The post-browser era of the web is coming

At yesterday's Worldwide Developer Conference keynote, Apple announced its annual updates to iOS, OS X, and the new watchOS. As usual, the Apple rumor blogs correctly predicted most of the important announcements weeks ago, but one important piece of news only leaked a few hours before the keynote: the launch of a new application called "News". Apple's News app press release noted: News provides beautiful content from the world's greatest sources, personalized for you.

Apple basically cloned Flipboard to create News. Flipboard was once Apple's "App of the Year" in 2010, and it remains one of the most popular reading applications on iOS. This isn't the first time Apple has chosen to compete with its ecosystem of app developers. There is even a term for it, called "Sherlocking".

But forget about Apple's impact on Flipboard for a minute. The release of the News app signifies a more important shift in the evolution of the web, the web content management industry, and the publishing industry.

Impact on content management platforms

Why is Apple's News app a big deal for content management platforms? When you can read all the news you are interested in in News, you no longer have to visit websites for it. It's a big deal because there are half a billion active iOS devices and Apple will ship its News app to every single one of them. It will accelerate the fact that websites are becoming less relevant as an end-point destination.

Some of the other new iOS 9 features will add fuel to the fire. For example, Apple's search service Spotlight will also get an upgrade, allowing third-party services to work directly with Apple's search feature. Spotlight can now "deep link" to content inside of a website or application, further eliminating website or applications as end-points. You could search for a restaurant in Yelp directly from your home screen, and go straight to Yelp's result page without having to open the Yelp website or application. Add to that the Apple Watch which doesn't even ship with a web browser, and it's clear that Apple is about to accelerate the post-browser era of the web.

The secret to the News app is the new Apple News Format; rumored to be a RSS-like data feed with support for additional design elements like images, videos, custom fonts, and more. Apple uses these feeds to aggregate content from different news sources, uses machine learning to match the best content to a given user, and provides a clean, consistent look and feel for articles coming from the various news sources. That is the long way of saying that Apple decides what the best content is for you, and what the best format is to deliver it in. It is a profound change, but for most people this will actually be a superior user experience.
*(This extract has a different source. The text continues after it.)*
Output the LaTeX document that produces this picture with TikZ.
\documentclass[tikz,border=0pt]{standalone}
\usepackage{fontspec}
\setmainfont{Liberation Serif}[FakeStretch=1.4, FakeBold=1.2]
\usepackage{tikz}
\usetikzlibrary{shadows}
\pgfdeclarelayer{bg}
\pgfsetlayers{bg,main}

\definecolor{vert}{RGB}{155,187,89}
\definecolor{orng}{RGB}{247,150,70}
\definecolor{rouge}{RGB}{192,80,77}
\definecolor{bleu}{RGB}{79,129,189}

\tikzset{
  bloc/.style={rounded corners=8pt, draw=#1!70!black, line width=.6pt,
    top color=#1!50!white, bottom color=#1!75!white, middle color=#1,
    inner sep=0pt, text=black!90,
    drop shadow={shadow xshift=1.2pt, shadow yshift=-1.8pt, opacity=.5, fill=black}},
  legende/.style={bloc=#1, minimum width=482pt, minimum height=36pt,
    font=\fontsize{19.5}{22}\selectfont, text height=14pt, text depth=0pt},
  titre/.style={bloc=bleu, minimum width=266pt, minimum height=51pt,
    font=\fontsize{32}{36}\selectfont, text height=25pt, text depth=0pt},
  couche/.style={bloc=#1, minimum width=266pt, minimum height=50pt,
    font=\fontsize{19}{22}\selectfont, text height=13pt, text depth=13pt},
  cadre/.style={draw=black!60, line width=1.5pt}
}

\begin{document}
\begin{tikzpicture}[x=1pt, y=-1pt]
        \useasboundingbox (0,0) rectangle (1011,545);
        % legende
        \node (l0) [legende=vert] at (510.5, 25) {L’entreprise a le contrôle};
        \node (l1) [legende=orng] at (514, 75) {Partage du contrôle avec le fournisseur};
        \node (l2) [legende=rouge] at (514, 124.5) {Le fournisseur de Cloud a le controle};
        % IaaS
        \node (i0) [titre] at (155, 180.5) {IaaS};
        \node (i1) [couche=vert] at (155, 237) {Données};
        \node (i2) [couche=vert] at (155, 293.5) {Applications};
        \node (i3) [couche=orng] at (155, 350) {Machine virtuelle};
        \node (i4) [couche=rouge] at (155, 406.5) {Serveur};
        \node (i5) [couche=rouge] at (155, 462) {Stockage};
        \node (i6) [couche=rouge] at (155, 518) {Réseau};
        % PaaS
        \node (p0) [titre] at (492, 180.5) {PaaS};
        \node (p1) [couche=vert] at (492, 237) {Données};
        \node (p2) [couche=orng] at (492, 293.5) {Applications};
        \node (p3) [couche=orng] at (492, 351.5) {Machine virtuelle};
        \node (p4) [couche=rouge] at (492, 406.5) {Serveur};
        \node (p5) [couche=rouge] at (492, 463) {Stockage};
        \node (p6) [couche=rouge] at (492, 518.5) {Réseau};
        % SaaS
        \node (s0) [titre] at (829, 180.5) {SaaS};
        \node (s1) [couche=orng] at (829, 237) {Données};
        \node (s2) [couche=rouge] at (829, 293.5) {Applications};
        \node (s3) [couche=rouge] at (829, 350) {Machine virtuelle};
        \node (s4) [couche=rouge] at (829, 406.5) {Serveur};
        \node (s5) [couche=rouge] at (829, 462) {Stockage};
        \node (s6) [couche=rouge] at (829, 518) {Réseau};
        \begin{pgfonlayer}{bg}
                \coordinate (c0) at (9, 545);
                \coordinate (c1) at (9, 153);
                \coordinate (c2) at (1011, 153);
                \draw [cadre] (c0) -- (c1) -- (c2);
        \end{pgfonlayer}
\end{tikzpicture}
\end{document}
The release of Apple News is further proof that data-driven experiences will be the norm and of what I have been calling The Big Reverse of the Web. The fact that for the web to reach its full potential, it will go through a massive re-architecture from a pull-based architecture to a push-based architecture. After the Big Reverse of the Web is complete, content will find you, rather than you having to find content. Apple's News and Flipboard are examples of what such push-based experiences look like; they "push" relevant and interesting content to you rather than you having to "pull" the news from multiple sources yourself.
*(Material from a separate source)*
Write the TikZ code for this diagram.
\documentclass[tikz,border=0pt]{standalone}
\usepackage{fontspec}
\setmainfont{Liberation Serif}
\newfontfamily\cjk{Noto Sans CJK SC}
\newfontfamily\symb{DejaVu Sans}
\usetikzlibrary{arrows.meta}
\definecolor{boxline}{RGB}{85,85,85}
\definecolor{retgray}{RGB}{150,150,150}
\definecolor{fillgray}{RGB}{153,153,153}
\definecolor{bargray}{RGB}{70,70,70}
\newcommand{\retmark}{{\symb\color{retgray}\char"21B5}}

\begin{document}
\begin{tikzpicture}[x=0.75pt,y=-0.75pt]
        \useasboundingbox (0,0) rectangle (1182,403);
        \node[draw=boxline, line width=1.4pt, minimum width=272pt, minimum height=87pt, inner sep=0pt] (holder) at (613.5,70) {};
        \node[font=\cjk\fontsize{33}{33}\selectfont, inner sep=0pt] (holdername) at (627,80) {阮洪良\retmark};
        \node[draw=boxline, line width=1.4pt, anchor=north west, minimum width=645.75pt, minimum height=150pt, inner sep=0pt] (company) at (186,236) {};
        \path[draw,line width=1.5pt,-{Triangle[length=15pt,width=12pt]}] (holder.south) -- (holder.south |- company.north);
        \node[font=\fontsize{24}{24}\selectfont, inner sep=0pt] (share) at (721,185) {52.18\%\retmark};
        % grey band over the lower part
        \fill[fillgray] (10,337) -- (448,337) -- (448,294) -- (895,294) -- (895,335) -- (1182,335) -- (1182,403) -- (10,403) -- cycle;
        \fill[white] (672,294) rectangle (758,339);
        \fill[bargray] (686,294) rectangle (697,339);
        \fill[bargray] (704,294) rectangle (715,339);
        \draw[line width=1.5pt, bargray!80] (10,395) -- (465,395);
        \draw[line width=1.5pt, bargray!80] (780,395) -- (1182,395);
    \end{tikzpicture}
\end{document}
When content is "pushed" to you by smart aggregators, using a regular web browser doesn't make much sense. You benefit from a different kind of browser for the web. For content management platforms, it redefines the browser and websites as end-points; de-emphasizing the role of presentation while increasing the importance of structured content and metadata. Given Apple's massive install base, the launch of its News app will further accelerate the post-browser era of the web.

I don't know about your content management platform, but Drupal is ready for it. It was designed for a content-first mentality while many competitive content management systems continue to rely on a dated page-centric content model. It was also designed to be a content repository capable of outputting content in multiple formats to multiple end-points.

Impact on publishing industry

Forget the impact on Flipboard or on content management platforms, the impact on the publishing world will even be more significant. The risk for publishers is that they are being disintermediated as the distribution channel and that their brands become less useful. It marks a powerful transformation that could de-materialize and de-monetize much of the current web and publishing industry.

Because of Apple's massive installed base, Apple will now own a large part of the distribution channel and it will have an outsized influence on what hundreds of millions of users will read. If we've learned one thing in the short history of the Internet, it is that jumping over middlemen is a well-known recipe for success.

This doesn't mean that online news media have lost. Maybe it can actually save them? Apple could provide publishers large and small with an immense distribution channel by giving them the ability to reach every iOS user. Apple isn't alone with this vision, as Facebook recently rolled out an experiment with select publishers like Buzzfeed and the New York Times called Instant Articles.

In a "push economy" where a publisher's brand is devalued and news is selected by smart aggregators, the best content could win; not just the content that is associated with the most well-known publishing brands with the biggest marketing budgets. Publishers will be incentivized to create more high-quality content — content that is highly customized to different target audiences, rather than generic content that appeals to large groups of people. Success will likely rely on Apple's ability to use data to match the right content to each user.

Conclusion

This isn't necessarily bad. In my opinion, the web isn't dead, it's just getting started. We're well into the post-PC era, and now Apple is helping to move consumers beyond the browser. It's hard to not be cautiously optimistic about the long-term implications of these developments.